Walt Monegan, in an interview with NBC earlier this month, said the plane was indeed a source of contention. “The governor would be upset if the plane was not at her disposal,” he said. “She would say, ‘I need the aircraft’ and it was at the shop.”

John Glass, the current Deputy Commissioner of the Department of Public Safety, says the plane-usage chart was prepared in response to requests by Sarah Palin’s office, after the plane often was not available. “The pie chart was made to show the usage of the airplane.”

Glass said since the plane was old, it needed frequent maintenance.
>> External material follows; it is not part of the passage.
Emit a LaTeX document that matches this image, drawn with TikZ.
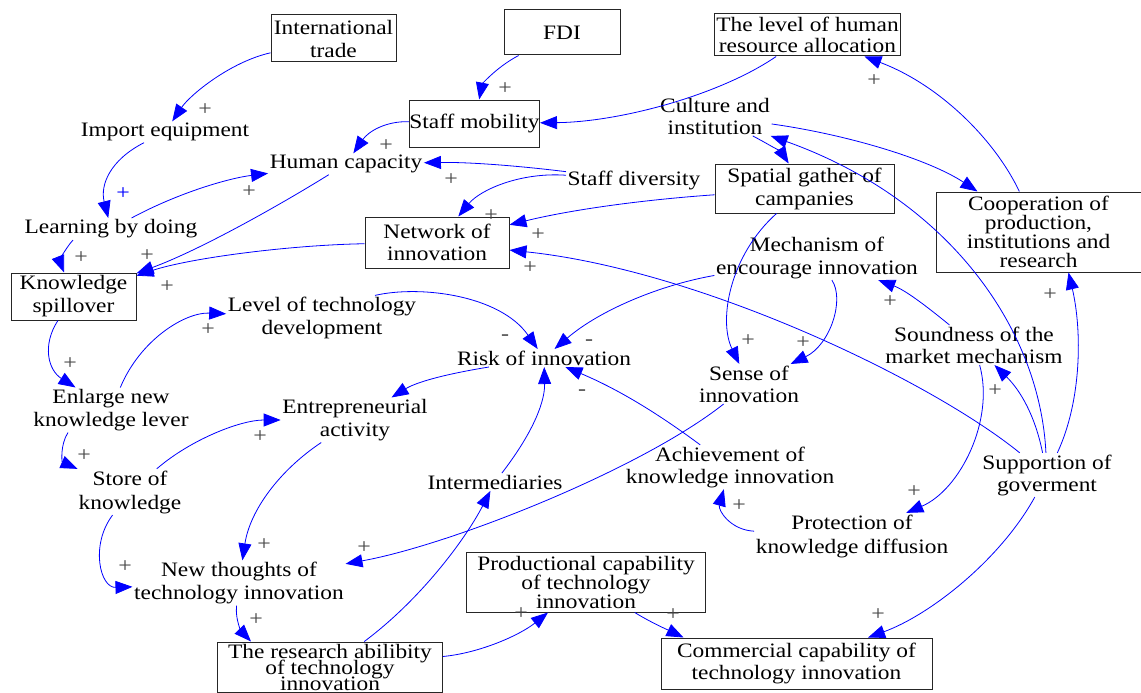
\documentclass[tikz,border=0pt]{standalone}
\usepackage{fontspec}
\setmainfont{Liberation Serif}[FakeStretch=1.14]
\usetikzlibrary{arrows.meta}
\definecolor{cblue}{RGB}{0,0,255}
\definecolor{sgray}{RGB}{70,70,70}
\newcommand\lfs[1]{\fontsize{20.5pt}{#1pt}\selectfont\lineskiplimit=-50pt\relax}
\tikzset{
  arr/.style={draw=cblue, line width=0.8pt, -{Triangle[length=17pt,width=13pt]}},
  box/.style={draw=black!85, line width=1pt, inner sep=0pt, align=center},
  txt/.style={inner sep=1.5pt, align=center},
  sgn/.style={font=\fontsize{21pt}{21pt}\selectfont, text=sgray, inner sep=0pt},
}
\begin{document}
\begin{tikzpicture}[x=1pt,y=-1pt]
\useasboundingbox (0,0) rectangle (1141,693);
% boxes
\node[box, minimum width=125pt, minimum height=47pt, font=\lfs{23}] (trade) at (333.5,38.5) {International\\trade};
\node[box, minimum width=116pt, minimum height=45pt, font=\lfs{23}] (fdi) at (562,32.5) {FDI};
\node[box, minimum width=186pt, minimum height=42pt, font=\lfs{21}] (hr) at (807.5,35) {The level of human\\resource allocation};
\node[box, minimum width=125pt, minimum height=47pt, font=\lfs{23}] (mob) at (474.5,123.5) {Staff mobility};
\node[box, minimum width=144pt, minimum height=51pt, font=\lfs{22}] (net) at (437,242.5) {Network of\\innovation};
\node[box, minimum width=125pt, minimum height=47pt, font=\lfs{23}] (spill) at (73.5,296.5) {Knowledge\\spillover};
\node[box, minimum width=179pt, minimum height=49pt, font=\lfs{23}] (spat) at (804.5,188.5) {Spatial gather of\\campanies};
\node[box, minimum width=205pt, minimum height=80pt, font=\lfs{19}] (coop) at (1038.5,232) {Cooperation of\\production,\\institutions and\\research};
\node[box, minimum width=239pt, minimum height=60pt, font=\lfs{19}] (prod) at (586,582) {Productional capability\\of technology\\innovation};
\node[box, minimum width=225pt, minimum height=50pt, font=\lfs{16}] (res) at (330,667) {The research abilibity\\of technology\\innovation};
\node[box, minimum width=271pt, minimum height=51pt, font=\lfs{22}] (com) at (796.5,663.5) {Commercial capability of\\technology innovation};
% plain texts
\node[txt, font=\lfs{23}] (imp) at (165,132) {Import equipment};
\node[txt, font=\lfs{23}] (lbd) at (111,229) {Learning by doing};
\node[txt, font=\lfs{23}] (hum) at (346,164) {Human capacity};
\node[txt, font=\lfs{23}] (sdiv) at (634,180) {Staff diversity};
\node[txt, font=\lfs{22}] (cult) at (715,116) {Culture and\\institution};
\node[txt, font=\lfs{23}] (mech) at (817,257.5) {Mechanism of\\encourage innovation};
\node[txt, font=\lfs{23}] (ltd) at (322,318) {Level of technology\\development};
\node[txt, font=\lfs{23}] (risk) at (544,358) {Risk of innovation};
\node[txt, font=\lfs{22}] (sense) at (749,384) {Sense of\\innovation};
\node[txt, font=\lfs{22}] (sound) at (974,345) {Soundness of the\\market mechanism};
\node[txt, font=\lfs{23}] (enl) at (111,410) {Enlarge new\\knowledge lever};
\node[txt, font=\lfs{23}] (ent) at (355,420) {Entrepreneurial\\activity};
\node[txt, font=\lfs{24}] (store) at (130,492) {Store of\\knowledge};
\node[txt, font=\lfs{23}] (inter) at (495,482) {Intermediaries};
\node[txt, font=\lfs{22}] (ach) at (730,467) {Achievement of\\knowledge innovation};
\node[txt, font=\lfs{24}] (prot) at (852,536) {Protection of\\knowledge diffusion};
\node[txt, font=\lfs{22}] (sup) at (1047,475) {Supportion of\\goverment};
\node[txt, font=\lfs{23}] (newt) at (239,583) {New thoughts of\\technology innovation};
% connectors
\draw[arr] (trade) .. controls (230,62) and (190,95) .. (imp);
\draw[arr] (fdi) .. controls (495,68) and (482,85) .. (mob);
\draw[arr] (hr) .. controls (720,95) and (620,122) .. (mob);
\draw[arr] (mob) .. controls (385,121) and (368,132) .. (hum);
\draw[arr] (imp) .. controls (110,160) and (100,185) .. (lbd);
\draw[arr] (lbd) .. controls (180,192) and (230,178) .. (hum);
\draw[arr] ([xshift=-38pt]lbd.south) .. controls (64,250) and (60,262) .. (spill);
\draw[arr] (hum) .. controls (280,205) and (200,250) .. (spill);
\draw[arr] (net) .. controls (290,245) and (190,258) .. (spill);
\draw[arr] (sdiv) .. controls (520,166) and (470,162) .. (hum);
\draw[arr] (sdiv) .. controls (520,172) and (480,190) .. (net);
\draw[arr] (spat) .. controls (640,200) and (570,210) .. (net);
\draw[arr] (sup) .. controls (930,380) and (700,270) .. (net);
\draw[arr] (cult) .. controls (770,145) and (782,153) .. (spat);
\draw[arr] (cult) .. controls (850,135) and (930,160) .. (coop);
\draw[arr] (sup) .. controls (1040,330) and (950,200) .. (cult);
\draw[arr] (coop) .. controls (995,140) and (940,85) .. (hr);
\draw[arr] (spat) .. controls (730,255) and (718,320) .. (sense);
\draw[arr] (mech) .. controls (845,300) and (830,345) .. (sense);
\draw[arr] (mech) .. controls (660,285) and (600,310) .. (risk);
\draw[arr] (sound) .. controls (925,305) and (905,290) .. (mech);
\draw[arr] (sup) .. controls (1035,415) and (1020,390) .. (sound);
\draw[arr] (sup) .. controls (1082,400) and (1082,330) .. ([xshift=30pt]coop.south);
\draw[arr] (sound) .. controls (995,420) and (960,490) .. (prot);
\draw[arr] (prot) .. controls (730,530) and (718,510) .. (ach);
\draw[arr] (ach) .. controls (660,415) and (620,390) .. (risk);
\draw[arr] (sense) .. controls (640,470) and (450,545) .. (newt);
\draw[arr] (sup) .. controls (1000,560) and (930,615) .. (com);
\draw[arr] (prod) .. controls (650,622) and (668,630) .. ([xshift=-113pt]com.north);
\draw[arr] (res) .. controls (480,653) and (520,635) .. (prod);
\draw[arr] (res) .. controls (420,600) and (465,540) .. (inter);
\draw[arr] (inter) .. controls (535,430) and (545,400) .. (risk);
\draw[arr] (newt) .. controls (235,620) and (242,632) .. ([xshift=-79pt]res.north);
\draw[arr] (ent) .. controls (280,470) and (250,510) .. (newt);
\draw[arr] (store) .. controls (90,545) and (100,588) .. (newt);
\draw[arr] (store) .. controls (190,440) and (240,420) .. (ent);
\draw[arr] ([xshift=-43pt]enl.south) .. controls (60,445) and (62,462) .. (store);
\draw[arr] (spill) .. controls (42,345) and (48,370) .. (enl);
\draw[arr] (enl) .. controls (140,340) and (185,312) .. (ltd);
\draw[arr] ([xshift=53pt]ltd.north) .. controls (420,285) and (500,295) .. (risk);
\draw[arr] (risk) .. controls (440,375) and (415,383) .. (ent);
% polarity signs
\node[sgn] (p1) at (205,110) {+};
\node[sgn] (p2) at (505,89) {+};
\node[sgn] (p3) at (386,146) {+};
\node[sgn, text=cblue] (p4) at (123,194) {+};
\node[sgn] (p5) at (249,192) {+};
\node[sgn] (p6) at (81,258) {+};
\node[sgn] (p7) at (147,256) {+};
\node[sgn] (p8) at (167,287) {+};
\node[sgn] (p9) at (451,180) {+};
\node[sgn] (p10) at (491,216) {+};
\node[sgn] (p11) at (538,235) {+};
\node[sgn] (p12) at (530,268) {+};
\node[sgn] (p13) at (874,81) {+};
\node[sgn] (p14) at (748,341) {+};
\node[sgn] (p15) at (803,343) {+};
\node[sgn] (p16) at (890,302) {+};
\node[sgn] (p17) at (995,391) {+};
\node[sgn] (p18) at (1050,295) {+};
\node[sgn] (p19) at (914,492) {+};
\node[sgn] (p20) at (739,506) {+};
\node[sgn] (p21) at (878,615) {+};
\node[sgn] (p22) at (673,615) {+};
\node[sgn] (p23) at (521,614) {+};
\node[sgn] (p24) at (256,620) {+};
\node[sgn] (p25) at (264,545) {+};
\node[sgn] (p26) at (125,567) {+};
\node[sgn] (p27) at (260,437) {+};
\node[sgn] (p28) at (84,456) {+};
\node[sgn] (p29) at (70,364) {+};
\node[sgn] (p30) at (208,330) {+};
\node[sgn] (p31) at (364,548) {+};
\node[sgn] (m1) at (505,338) {-};
\node[sgn] (m2) at (589,343) {-};
\node[sgn] (m3) at (582,393) {-};
\end{tikzpicture}
\end{document}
He said,”We provided the plane when it was available.” He says the plane is primarily intended for law enforcement missions. “The priority is for search and rescue or police related missions and when it is not being used for that it can be used for the governor.”

A spokesman for the McCain-Palin campaign said that the state Department of Public Safety had frequently denied Palin use of the plane. “The lack of availability of the plane went beyond reasonable expectations of being down for maintenance,” Palin spokesman Taylor Griffin said.

Keith Ashdown of Taxpayers for Common Sense, a non-profit budget watchdog group, says the chart is the first indication of how extensively Palin used the government’s plane–despite her frequent boasts about selling the state jet.

“I would say the trouble the governor runs into is the fact that they used the selling of the plane on eBay as part of the reform story. She was trying to get great public relations without giving up flying around on a government plane,” Ashdown said.